“CANÇÃO AO LONGE” – A dificuldade de pertencer
À deriva talvez seja o lugar favorito dos mais complexos protagonistas. Externos a estruturas estáveis do viver, eles fazem da inconstância a sua própria forma de vida, lutando para encontrar com o todo e a si mesmos. Essa dificuldade universal se transmuta bastante bem para a forma cinematográfica, que consegue encapsular a distância esparsa que se forma entre as múltiplas facetas possíveis de um mesmo ser. É na busca pela compreensão do próprio pertencer que surge o potente CANÇÃO AO LONGE, representante da força que as protagonistas brasileiras podem exercer.
Criada por duas mulheres brancas, Jimena nunca teve a oportunidade de conhecer o pai, negro. Ela tenta acreditar em uma conexão forjada por antigas cartas deixadas pelo tempo, mas não possui nenhuma ligação com as raízes de sua cor. Enquanto tateia as dinâmicas ao seu redor, e questiona a ausência de conexões reais em sua vida, ela inicia um relacionamento com um pai solteiro, que relativiza todas as dúvidas em sua vida.
Em sua estreia como diretora de ficção, é curioso como Clarissa Campolina intermedeia laços sólidos com ânsias concretas. Ela entende a impossibilidade de se reverter completamente as intermitências das suas personagens, conferindo à produção uma margem de abstração e naturalidade na maneira como conduz o seu elenco. É como se inexistisse uma necessidade de se guiar a ação dramática, pincelada por passagens narrativas ou demais estratagemas de estruturação. As interações são naturais e o tempo da protagonista para si mesma condiciona uma personagem bastante crível, real para além do iniciar e do corte do sensor da câmera.

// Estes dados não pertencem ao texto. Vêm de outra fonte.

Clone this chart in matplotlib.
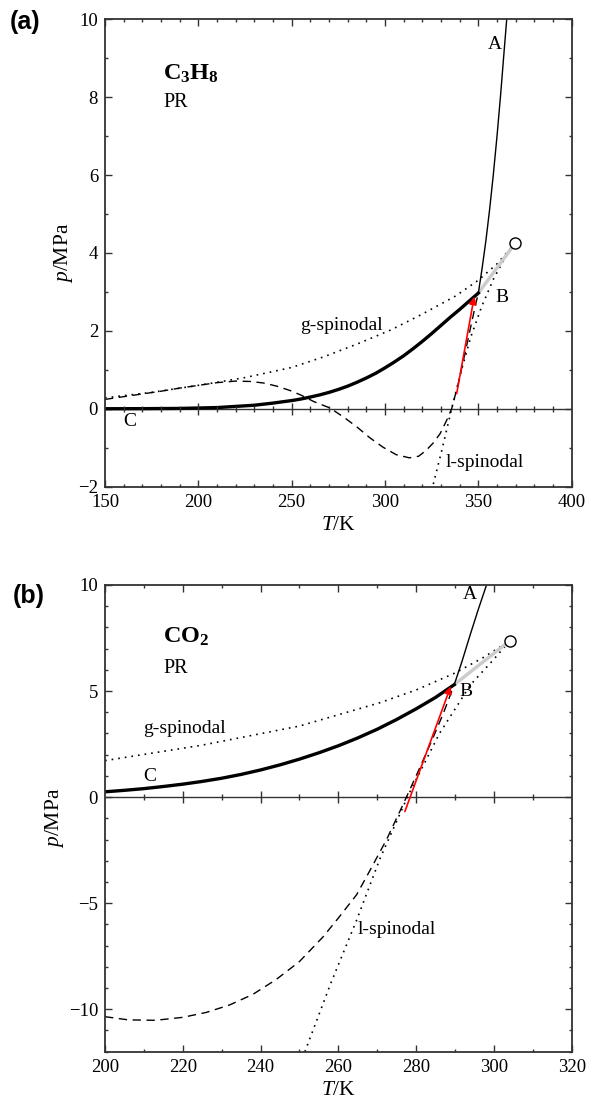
import numpy as np
import matplotlib.pyplot as plt
from matplotlib.ticker import MultipleLocator

plt.rcParams['font.family'] = 'Liberation Serif'
plt.rcParams['mathtext.fontset'] = 'custom'
plt.rcParams['mathtext.rm'] = 'Liberation Serif'
plt.rcParams['mathtext.it'] = 'Liberation Serif:italic'
plt.rcParams['mathtext.bf'] = 'Liberation Serif:bold'

# (a) propane, Peng-Robinson
T_sat_a = [150, 170, 190, 210, 230, 240, 250, 255, 260, 265, 270, 275, 280, 285, 290, 295,
           300, 305, 310, 315, 320, 325, 330, 335, 340, 345, 350]
p_sat_a = [0.0003, 0.002, 0.008, 0.03, 0.09, 0.145, 0.21, 0.25, 0.30, 0.355, 0.42, 0.495, 0.58,
           0.68, 0.79, 0.91, 1.05, 1.20, 1.36, 1.54, 1.73, 1.93, 2.14, 2.35, 2.55, 2.76, 2.97]

T_A_a = [350.0, 352.0, 354.0, 356.0, 358.0, 360.0, 362.0, 364.0, 365.2, 366.0]
p_A_a = [2.97, 3.60, 4.30, 5.10, 6.00, 7.00, 8.10, 9.30, 10.0, 10.5]

T_gsp_a = [150, 175, 200, 225, 250, 267, 285, 303, 320, 338, 350, 360, 369.7]
p_gsp_a = [0.28, 0.42, 0.60, 0.80, 1.06, 1.33, 1.66, 2.02, 2.43, 2.90, 3.30, 3.72, 4.25]

T_lsp_a = [325.0, 330.0, 335.7, 341.0, 346.0, 352.0, 358.3, 364.0, 369.7]
p_lsp_a = [-2.10, -1.15, 0.00, 1.00, 1.85, 2.65, 3.35, 3.85, 4.25]

T_dash_a = [150, 160, 170, 180, 190, 200, 210, 220, 228, 235, 242, 249, 255, 262, 270.5,
            278, 285, 292, 299, 306, 313, 318, 322, 326, 329.5, 333, 335.7, 339, 342, 345, 348.2, 350]
p_dash_a = [0.24, 0.31, 0.38, 0.45, 0.53, 0.60, 0.67, 0.71, 0.70, 0.66, 0.58, 0.47, 0.35, 0.18, 0.02,
            -0.22, -0.47, -0.75, -0.99, -1.18, -1.26, -1.22, -1.07, -0.87, -0.64, -0.30, 0.00, 0.60,
            1.24, 1.90, 2.61, 2.97]

arrow_a = [(338.4, 0.39), (347.8, 2.88)]
crit_a = (369.7, 4.25)
B_a = (350.0, 2.97)

# (b) carbon dioxide, Peng-Robinson
T_sat_b = [200, 205, 210, 215, 220, 225, 230, 235, 240, 245, 250, 255, 260, 265, 270, 275,
           280, 285, 289.8]
p_sat_b = [0.25, 0.32, 0.40, 0.50, 0.61, 0.74, 0.89, 1.07, 1.28, 1.52, 1.79, 2.09, 2.42, 2.79,
           3.20, 3.66, 4.16, 4.70, 5.30]

T_A_b = [289.8, 291.8, 293.9, 295.9, 298.1, 298.6]
p_A_b = [5.30, 6.40, 7.65, 8.80, 10.0, 10.3]

T_gsp_b = [200, 225, 250, 270.7, 280, 290, 297, 304.1]
p_gsp_b = [1.72, 2.45, 3.35, 4.45, 5.05, 5.85, 6.55, 7.37]

T_lsp_b = [251.4, 258, 264.7, 270.7, 278, 286, 294, 300, 304.1]
p_lsp_b = [-12.0, -8.8, -5.8, -2.9, 0.1, 3.0, 5.3, 6.5, 7.37]

T_dash_b = [200, 206, 213, 220, 226, 232, 238, 244, 250, 256, 260, 264.7, 268, 272.4,
            276, 280, 284, 287, 289.8]
p_dash_b = [-10.35, -10.50, -10.52, -10.38, -10.15, -9.80, -9.30, -8.60, -7.75, -6.60, -5.70,
            -4.60, -3.50, -2.00, -0.60, 1.00, 2.65, 3.95, 5.30]

arrow_b = [(277.1, -0.68), (288.9, 5.22)]
crit_b = (304.1, 7.37)
B_b = (289.8, 5.30)

SPINE = '#333333'
DOTS = (0, (1, 3))
DASH = (0, (6, 4))


def draw_panel(ax, T_sat, p_sat, T_A, p_A, T_gsp, p_gsp, T_lsp, p_lsp, T_dash, p_dash,
               arrow, crit, B):
    ax.plot(T_gsp, p_gsp, color='black', lw=1.2, ls=DOTS)
    ax.plot(T_lsp, p_lsp, color='black', lw=1.2, ls=DOTS)
    ax.plot(T_dash, p_dash, color='black', lw=1.0, ls=DASH)
    ax.plot([B[0], crit[0]], [B[1], crit[1]], color='#cccccc', lw=2.5, solid_capstyle='butt')
    ax.plot(T_sat, p_sat, color='black', lw=2.4)
    ax.plot(T_A, p_A, color='black', lw=1.0)
    ax.annotate('', xy=arrow[1], xytext=arrow[0],
                arrowprops=dict(arrowstyle='-|>', color='red', lw=1.2,
                                mutation_scale=11, shrinkA=0, shrinkB=0))
    ax.plot(*crit, marker='o', ms=8, mfc='white', mec='black', mew=1.0, zorder=5)


def style_axes(ax, xlim, ylim, xmaj, xmin, ymaj, ymin):
    ax.set_xlim(*xlim)
    ax.set_ylim(*ylim)
    ax.xaxis.set_major_locator(MultipleLocator(xmaj))
    ax.xaxis.set_minor_locator(MultipleLocator(xmin))
    ax.yaxis.set_major_locator(MultipleLocator(ymaj))
    ax.yaxis.set_minor_locator(MultipleLocator(ymin))
    ax.tick_params(which='both', direction='in', top=True, right=True,
                   color=SPINE, width=1.0, labelsize=13.5, pad=5)
    ax.tick_params(which='major', length=5)
    ax.tick_params(which='minor', length=2.5)
    for s in ax.spines.values():
        s.set_color(SPINE)
        s.set_linewidth(1.3)
    # horizontal axis line at p = 0 with its own ticks
    ax.axhline(0, color=SPINE, lw=1.0, zorder=1)
    major = np.arange(xlim[0] + xmaj, xlim[1], xmaj)
    minor = np.arange(xlim[0] + xmin, xlim[1], xmin)
    minor = [t for t in minor if not np.isclose(major, t).any()]
    ax.plot(major, np.zeros(len(major)), ls='none', marker='|', ms=8, mew=1.0, color=SPINE)
    ax.plot(minor, np.zeros(len(minor)), ls='none', marker='|', ms=4.5, mew=1.0, color=SPINE)
    ax.set_xlabel(r'$\mathit{T}$/K', fontsize=15.5, labelpad=4)
    ax.set_ylabel(r'$\mathit{p}$/MPa', fontsize=15.5, labelpad=2)


fig = plt.figure(figsize=(5.89, 11.06), dpi=100)
ax1 = fig.add_axes([0.1783, 0.5600, 0.7923, 0.4226])
ax2 = fig.add_axes([0.1783, 0.0491, 0.7923, 0.4220])

draw_panel(ax1, T_sat_a, p_sat_a, T_A_a, p_A_a, T_gsp_a, p_gsp_a, T_lsp_a, p_lsp_a,
           T_dash_a, p_dash_a, arrow_a, crit_a, B_a)
style_axes(ax1, (150, 400), (-2, 10), 50, 10, 2, 1)

draw_panel(ax2, T_sat_b, p_sat_b, T_A_b, p_A_b, T_gsp_b, p_gsp_b, T_lsp_b, p_lsp_b,
           T_dash_b, p_dash_b, arrow_b, crit_b, B_b)
style_axes(ax2, (200, 320), (-12, 10), 20, 10, 5, 1)

lbl = dict(fontsize=14, ha='center', va='center')
ax1.text(358.9, 9.34, 'A', **lbl)
ax1.text(362.5, 2.85, 'B', **lbl)
ax1.text(163.4, -0.34, 'C', **lbl)
ax1.text(276.7, 2.14, 'g-spinodal', **lbl)
ax1.text(353.6, -1.37, 'l-spinodal', **lbl)
ax1.text(181.2, 8.44, r'$\mathbf{C_3H_8}$', fontsize=17.5, ha='left', va='baseline')
ax1.text(181.2, 7.74, 'PR', fontsize=14.5, ha='left', va='baseline')

ax2.text(293.9, 9.54, 'A', **lbl)
ax2.text(292.7, 4.98, 'B', **lbl)
ax2.text(211.6, 0.97, 'C', **lbl)
ax2.text(220.3, 3.25, 'g-spinodal', **lbl)
ax2.text(275.0, -6.26, 'l-spinodal', **lbl)
ax2.text(215.0, 7.26, r'$\mathbf{CO_2}$', fontsize=17.5, ha='left', va='baseline')
ax2.text(215.0, 5.85, 'PR', fontsize=14.5, ha='left', va='baseline')

fig.text(10 / 589, 1 - 10 / 1106, '(a)', family='Liberation Sans', weight='bold',
         fontsize=18, ha='left', va='top')
fig.text(13 / 589, 1 - 584 / 1106, '(b)', family='Liberation Sans', weight='bold',
         fontsize=18, ha='left', va='top')

fig.savefig('out.png', dpi=100)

É claro que esse fator é engrandecido pela interpretação de Mônica Maria, que apesar da presença sutil faz da sua personagem uma fundamentação da própria existência. Em entrevista, Clarissa revelou que a escolha da atriz impactou inclusive nos rumos do roteiro, que incorporou as experiências raciais compartilhadas por si mesma à sua personagem.
Esse trâmite entre o real e o subjetivo, interpretado pelo filtro de uma lente cinematográfica, é mais uma das estratégias que convertem para a dualidade do filme. Orbitando as dinâmicas mais diretas que existem ao seu redor, é como se a manifestação de Jimena se desse em um plano de suspensão.
É interessante pensar como essa forma de articulação da personagem dialoga com a representação da figura marginalizada, seja ela qual for. Estaria ela fadada a uma sequência ininterrupta de ressignificações pela arte, ou teria fundamento em um campo real? Tal questionamento justifica bem esse estilo dúbio do longa, inserindo Jimena nesse espaço perdido entre a sua própria digressão e a emancipação concreta.
Finalmente, é bem trabalhada a busca por respostas de sua própria origem, e a relação oposta que isso traz com o próprio presente dessa personagem, cada vez mais distante daqueles ao seu redor. Por isso o encontro inesperado desse amor ressoa não como uma busca pelo outro, mas talvez pelo indivíduo em si mesmo.
Poético a sua própria maneira de costurar um tecido social ao dilema existencialista, “Canção ao longe” resgata a linguagem exclusiva do cinema também presente em sua instância política. Transmutando experienciais reais à fabulação, o filme é um belo conto sobre a busca pelo pertencimento, que se esconde através das superfícies mais cristalinas das imagens.